2. Overall Description
The overall description in a Software Requirement Specification (SRS) provides the context, perspective, and general factors affecting the system, bridging the gap between business needs and technical functional requirements. It outlines the product’s purpose, scope, user characteristics, and constraints without detailing specific technical functionalities.
Key components of the overall description section include:
- Product Perspective: Defines whether the software is a standalone system, part of a larger system, or an replacement for an existing system.
- Product Functions: A high-level summary of the main functions the software will perform, often visualized through diagrams.

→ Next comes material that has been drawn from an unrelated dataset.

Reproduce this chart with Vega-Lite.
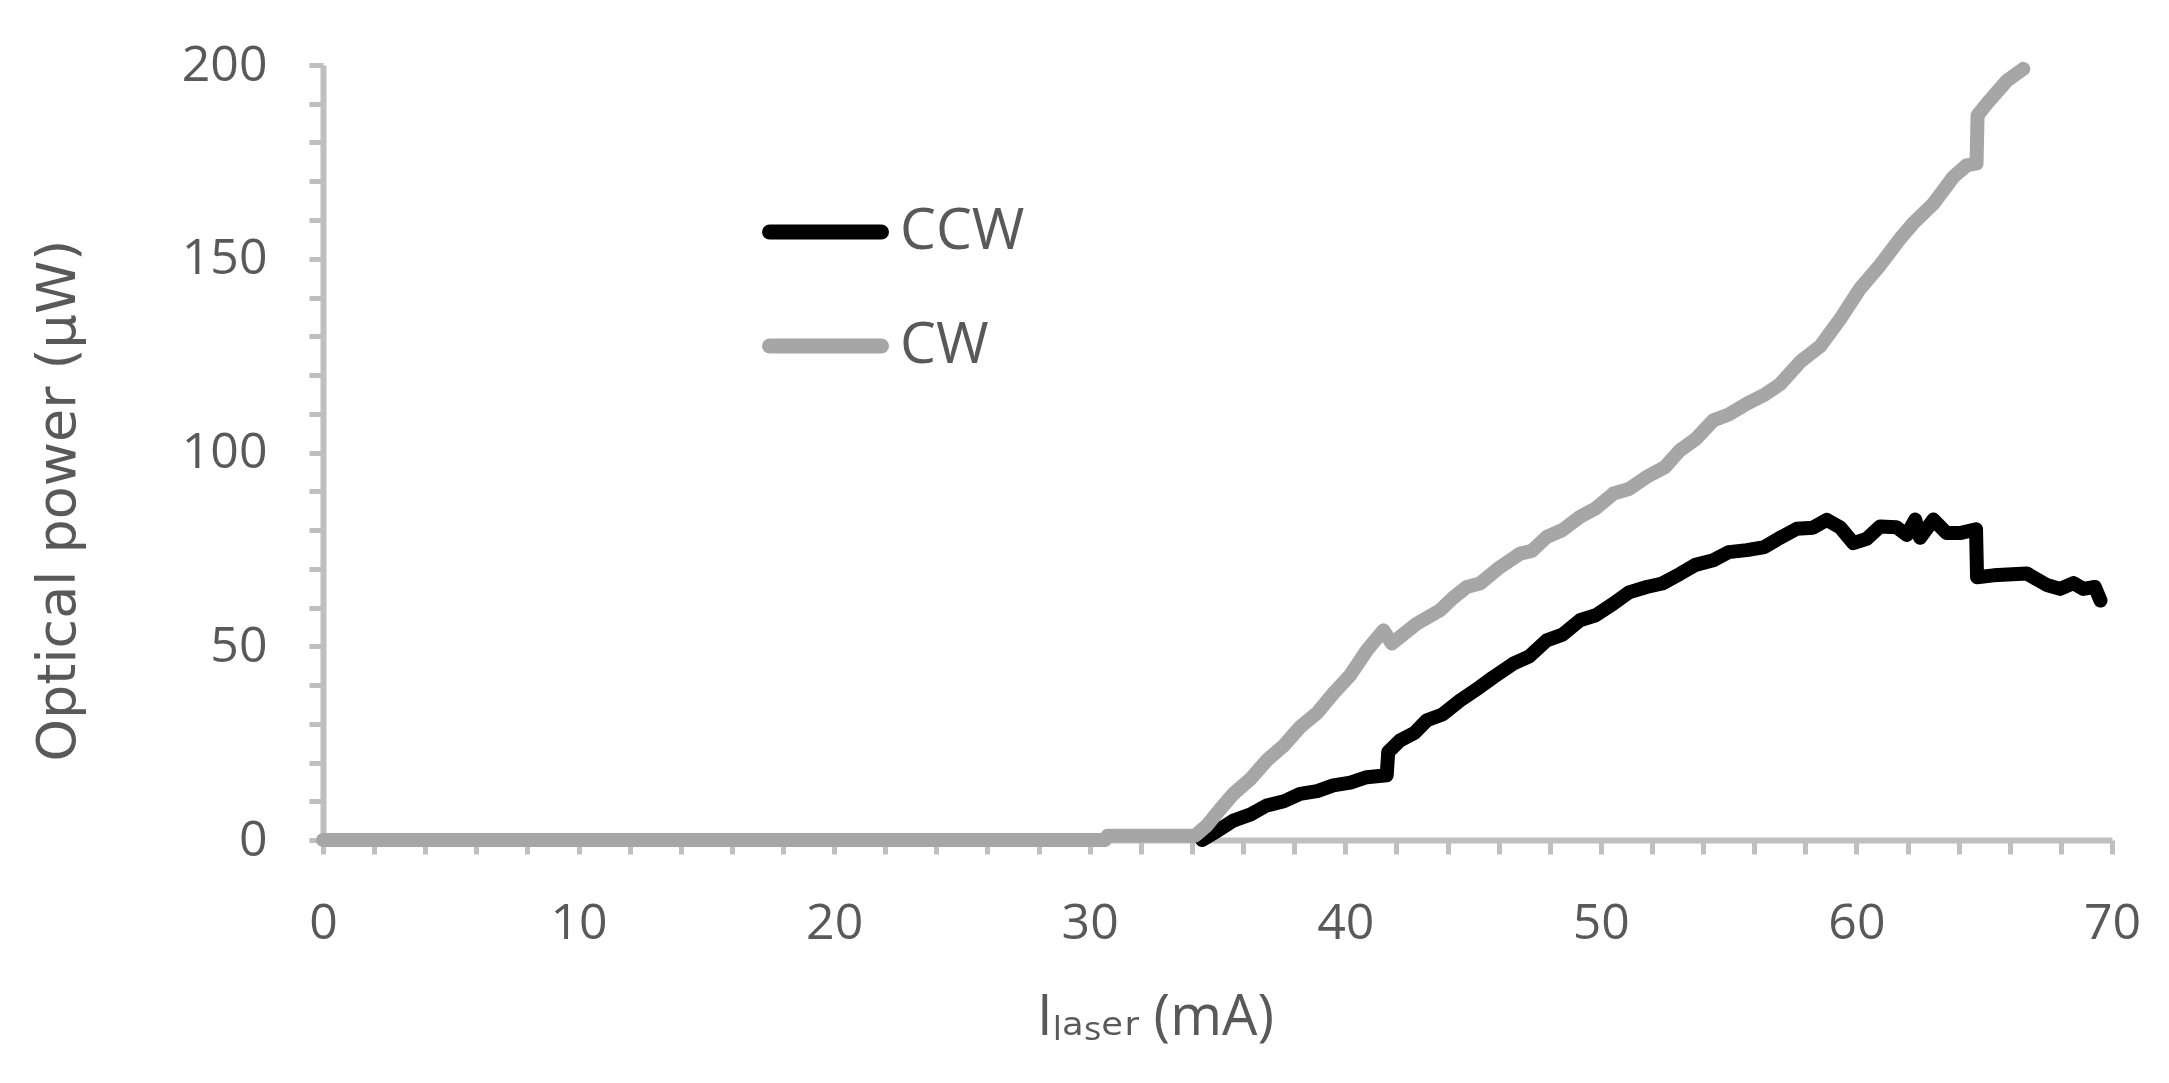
{
  "$schema": "https://vega.github.io/schema/vega-lite/v6.json",
  "description": "Optical power vs laser current for the CCW and CW directions.",
  "width": 1789,
  "height": 775,
  "autosize": {"type": "none"},
  "padding": {"left": 323, "top": 65, "right": 57, "bottom": 243},
  "background": "white",
  "config": {
    "view": {"stroke": null},
    "axis": {
      "domainColor": "#bfbfbf",
      "domainWidth": 6,
      "tickColor": "#bfbfbf",
      "tickWidth": 5,
      "tickSize": 14,
      "grid": false,
      "labelFont": "Open Sans",
      "labelFontSize": 50,
      "labelColor": "#595959",
      "labelFlush": false,
      "titleColor": "#595959",
      "titleFontWeight": "normal"
    }
  },
  "data": {
    "values": [
      {"current": 34.4, "power": 0, "dir": "CCW"},
      {"current": 35.0, "power": 2.4, "dir": "CCW"},
      {"current": 35.62, "power": 5.0, "dir": "CCW"},
      {"current": 36.3, "power": 6.6, "dir": "CCW"},
      {"current": 36.92, "power": 8.9, "dir": "CCW"},
      {"current": 37.6, "power": 10.0, "dir": "CCW"},
      {"current": 38.23, "power": 11.9, "dir": "CCW"},
      {"current": 38.9, "power": 12.6, "dir": "CCW"},
      {"current": 39.53, "power": 14.1, "dir": "CCW"},
      {"current": 40.2, "power": 14.8, "dir": "CCW"},
      {"current": 40.84, "power": 16.2, "dir": "CCW"},
      {"current": 41.62, "power": 16.7, "dir": "CCW"},
      {"current": 41.68, "power": 22.7, "dir": "CCW"},
      {"current": 42.14, "power": 25.7, "dir": "CCW"},
      {"current": 42.7, "power": 27.6, "dir": "CCW"},
      {"current": 43.19, "power": 30.9, "dir": "CCW"},
      {"current": 43.8, "power": 32.4, "dir": "CCW"},
      {"current": 44.49, "power": 36.0, "dir": "CCW"},
      {"current": 45.27, "power": 39.5, "dir": "CCW"},
      {"current": 45.79, "power": 42.0, "dir": "CCW"},
      {"current": 46.57, "power": 45.5, "dir": "CCW"},
      {"current": 47.2, "power": 47.4, "dir": "CCW"},
      {"current": 47.88, "power": 51.5, "dir": "CCW"},
      {"current": 48.5, "power": 53.0, "dir": "CCW"},
      {"current": 49.18, "power": 56.7, "dir": "CCW"},
      {"current": 49.8, "power": 58.0, "dir": "CCW"},
      {"current": 50.49, "power": 61.0, "dir": "CCW"},
      {"current": 51.1, "power": 63.9, "dir": "CCW"},
      {"current": 51.79, "power": 65.3, "dir": "CCW"},
      {"current": 52.4, "power": 66.2, "dir": "CCW"},
      {"current": 53.10, "power": 68.7, "dir": "CCW"},
      {"current": 53.7, "power": 71.0, "dir": "CCW"},
      {"current": 54.40, "power": 72.2, "dir": "CCW"},
      {"current": 55.0, "power": 74.3, "dir": "CCW"},
      {"current": 55.71, "power": 74.8, "dir": "CCW"},
      {"current": 56.4, "power": 75.6, "dir": "CCW"},
      {"current": 57.01, "power": 78.0, "dir": "CCW"},
      {"current": 57.66, "power": 80.3, "dir": "CCW"},
      {"current": 58.3, "power": 80.6, "dir": "CCW"},
      {"current": 58.84, "power": 82.6, "dir": "CCW"},
      {"current": 59.36, "power": 80.7, "dir": "CCW"},
      {"current": 59.88, "power": 76.6, "dir": "CCW"},
      {"current": 60.40, "power": 77.7, "dir": "CCW"},
      {"current": 60.92, "power": 80.9, "dir": "CCW"},
      {"current": 61.57, "power": 80.7, "dir": "CCW"},
      {"current": 61.97, "power": 78.7, "dir": "CCW"},
      {"current": 62.30, "power": 82.7, "dir": "CCW"},
      {"current": 62.49, "power": 78.0, "dir": "CCW"},
      {"current": 63.01, "power": 82.7, "dir": "CCW"},
      {"current": 63.53, "power": 79.2, "dir": "CCW"},
      {"current": 64.05, "power": 79.2, "dir": "CCW"},
      {"current": 64.68, "power": 80.2, "dir": "CCW"},
      {"current": 64.72, "power": 67.8, "dir": "CCW"},
      {"current": 65.36, "power": 68.3, "dir": "CCW"},
      {"current": 66.66, "power": 68.8, "dir": "CCW"},
      {"current": 67.45, "power": 65.8, "dir": "CCW"},
      {"current": 67.97, "power": 64.8, "dir": "CCW"},
      {"current": 68.49, "power": 66.3, "dir": "CCW"},
      {"current": 68.88, "power": 64.8, "dir": "CCW"},
      {"current": 69.33, "power": 65.3, "dir": "CCW"},
      {"current": 69.55, "power": 61.8, "dir": "CCW"},
      {"current": 0, "power": 0, "dir": "CW"},
      {"current": 30.6, "power": 0, "dir": "CW"},
      {"current": 30.7, "power": 1.1, "dir": "CW"},
      {"current": 34.12, "power": 1.1, "dir": "CW"},
      {"current": 34.58, "power": 3.7, "dir": "CW"},
      {"current": 35.1, "power": 7.9, "dir": "CW"},
      {"current": 35.62, "power": 11.9, "dir": "CW"},
      {"current": 36.3, "power": 15.8, "dir": "CW"},
      {"current": 36.92, "power": 20.5, "dir": "CW"},
      {"current": 37.6, "power": 24.4, "dir": "CW"},
      {"current": 38.23, "power": 29.1, "dir": "CW"},
      {"current": 38.9, "power": 32.8, "dir": "CW"},
      {"current": 39.53, "power": 37.8, "dir": "CW"},
      {"current": 40.2, "power": 42.6, "dir": "CW"},
      {"current": 40.84, "power": 48.9, "dir": "CW"},
      {"current": 41.49, "power": 54.1, "dir": "CW"},
      {"current": 41.82, "power": 50.7, "dir": "CW"},
      {"current": 42.79, "power": 55.8, "dir": "CW"},
      {"current": 43.71, "power": 59.3, "dir": "CW"},
      {"current": 44.2, "power": 62.4, "dir": "CW"},
      {"current": 44.75, "power": 65.3, "dir": "CW"},
      {"current": 45.27, "power": 66.2, "dir": "CW"},
      {"current": 46.05, "power": 70.4, "dir": "CW"},
      {"current": 46.84, "power": 73.9, "dir": "CW"},
      {"current": 47.3, "power": 74.6, "dir": "CW"},
      {"current": 47.88, "power": 78.2, "dir": "CW"},
      {"current": 48.5, "power": 80.0, "dir": "CW"},
      {"current": 49.18, "power": 83.4, "dir": "CW"},
      {"current": 49.8, "power": 85.6, "dir": "CW"},
      {"current": 50.49, "power": 89.4, "dir": "CW"},
      {"current": 51.1, "power": 90.6, "dir": "CW"},
      {"current": 51.79, "power": 93.7, "dir": "CW"},
      {"current": 52.5, "power": 96.2, "dir": "CW"},
      {"current": 53.10, "power": 100.6, "dir": "CW"},
      {"current": 53.7, "power": 103.4, "dir": "CW"},
      {"current": 54.40, "power": 108.3, "dir": "CW"},
      {"current": 55.0, "power": 109.8, "dir": "CW"},
      {"current": 55.71, "power": 112.6, "dir": "CW"},
      {"current": 56.4, "power": 114.9, "dir": "CW"},
      {"current": 57.01, "power": 117.6, "dir": "CW"},
      {"current": 57.80, "power": 123.4, "dir": "CW"},
      {"current": 58.58, "power": 127.4, "dir": "CW"},
      {"current": 59.36, "power": 134.4, "dir": "CW"},
      {"current": 60.14, "power": 142.3, "dir": "CW"},
      {"current": 60.92, "power": 148.3, "dir": "CW"},
      {"current": 61.71, "power": 155.2, "dir": "CW"},
      {"current": 62.23, "power": 159.2, "dir": "CW"},
      {"current": 63.01, "power": 164.2, "dir": "CW"},
      {"current": 63.79, "power": 171.1, "dir": "CW"},
      {"current": 64.31, "power": 174.1, "dir": "CW"},
      {"current": 64.70, "power": 174.6, "dir": "CW"},
      {"current": 64.74, "power": 187.0, "dir": "CW"},
      {"current": 65.10, "power": 190.0, "dir": "CW"},
      {"current": 65.88, "power": 195.9, "dir": "CW"},
      {"current": 66.53, "power": 199.0, "dir": "CW"}
    ]
  },
  "mark": {"type": "line", "strokeWidth": 14, "strokeCap": "round", "strokeJoin": "round"},
  "encoding": {
    "x": {
      "field": "current",
      "type": "quantitative",
      "scale": {"domain": [0, 70], "nice": false, "zero": false},
      "axis": {
        "values": [0, 2, 4, 6, 8, 10, 12, 14, 16, 18, 20, 22, 24, 26, 28, 30, 32, 34, 36, 38, 40, 42, 44, 46, 48, 50, 52, 54, 56, 58, 60, 62, 64, 66, 68, 70],
        "labelExpr": "datum.value % 10 === 0 ? datum.label : ''",
        "labelOverlap": false,
        "labelPadding": 44,
        "title": "Iₗₐₛₑᵣ (mA)",
        "titleFont": "Open Sans, DejaVu Sans",
        "titleFontSize": 56,
        "titleX": 832,
        "titleY": 150,
        "titleBaseline": "top",
        "titleAlign": "center"
      }
    },
    "y": {
      "field": "power",
      "type": "quantitative",
      "scale": {"domain": [0, 200], "nice": false},
      "axis": {
        "values": [0, 10, 20, 30, 40, 50, 60, 70, 80, 90, 100, 110, 120, 130, 140, 150, 160, 170, 180, 190, 200],
        "labelExpr": "datum.value % 50 === 0 ? datum.label : ''",
        "labelOverlap": false,
        "labelPadding": 42,
        "title": "Optical power (μW)",
        "titleFont": "DejaVu Sans",
        "titleFontSize": 54,
        "titleX": -238,
        "titleY": 435,
        "titleAngle": -90,
        "titleBaseline": "bottom",
        "titleAlign": "center"
      }
    },
    "color": {
      "field": "dir",
      "type": "nominal",
      "scale": {"domain": ["CCW", "CW"], "range": ["#000000", "#a6a6a6"]},
      "legend": {
        "title": null,
        "orient": "none",
        "legendX": 439,
        "legendY": 147,
        "padding": 0,
        "symbolType": "stroke",
        "symbolSize": 12544,
        "symbolStrokeWidth": 15,
        "clipHeight": 40,
        "rowPadding": 57,
        "labelOffset": 11,
        "labelFont": "Open Sans",
        "labelFontSize": 57,
        "labelColor": "#595959",
        "encode": {"symbols": {"update": {"strokeCap": {"value": "round"}}}}
      }
    }
  }
}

- User Characteristics: Identifies the target users, including their technical expertise, education level, and roles.
- Constraints: Outlines regulatory policies, hardware limitations, required technologies, and operating environment constraints. *Assumptions and Dependencies: Lists factors that, if changed, could affect the project (e.g., third-party library availability or specific hardware).
This section serves as a high-level roadmap, ensuring all stakeholders have a shared understanding of what the project intends to achieve before detailed design begins.
2.1 Product Perspective
[Project Name] is delivered as a [Web/Mobile/Desktop] platform that integrates with internal and external services.
| Area | Description |
|---|---|
| System Boundary | Includes application UI, backend services, and data persistence layers. |
| Upstream Systems | Identity provider, notification provider, and third-party APIs. |
| Downstream Consumers | Internal dashboards, reports, and partner integrations. |
| Deployment Model | Cloud-hosted, multi-environment setup (Dev, Staging, Production). |
2.2 Product Functions
At a high level, the system shall provide the following capabilities:
- User authentication and session management
- Role-based access to product features
- CRUD operations on core business entities
- Search, filter, and export of domain records
- Audit logging for critical operations
2.3 User Classes and Characteristics
End Users
| User Class | Characteristics | Primary Needs |
|---|---|---|
| End Users | Business users with limited technical knowledge. | Fast task completion, clear UI, reliable data. |
2.4 Operating Environment
| Category | Requirement |
|---|---|
| Client | Latest two versions of Chrome, Firefox, Safari, and Edge. |
| Backend Runtime | Node.js LTS environment with containerized deployment. |
| Database | Managed PostgreSQL with automated backup/restore support. |
| Network | TLS-enabled HTTPS access over public or enterprise networks. |
2.5 Design and Implementation Constraints
- Compliance requirements (e.g., GDPR/industry policy) must be met for personal data handling.
- The architecture must support tenant isolation and role-based authorization.
- External integrations must use versioned APIs and retry-safe communication patterns.
- All production changes must pass CI validation and controlled deployment workflows.
2.6 Assumptions and Dependencies
- Identity provider uptime and token issuance remain available within agreed SLA.
- Third-party service APIs maintain backward compatibility for active versions.
- Stakeholders provide timely clarification for ambiguous business rules.
- Operational monitoring and alerting infrastructure is available in each environment.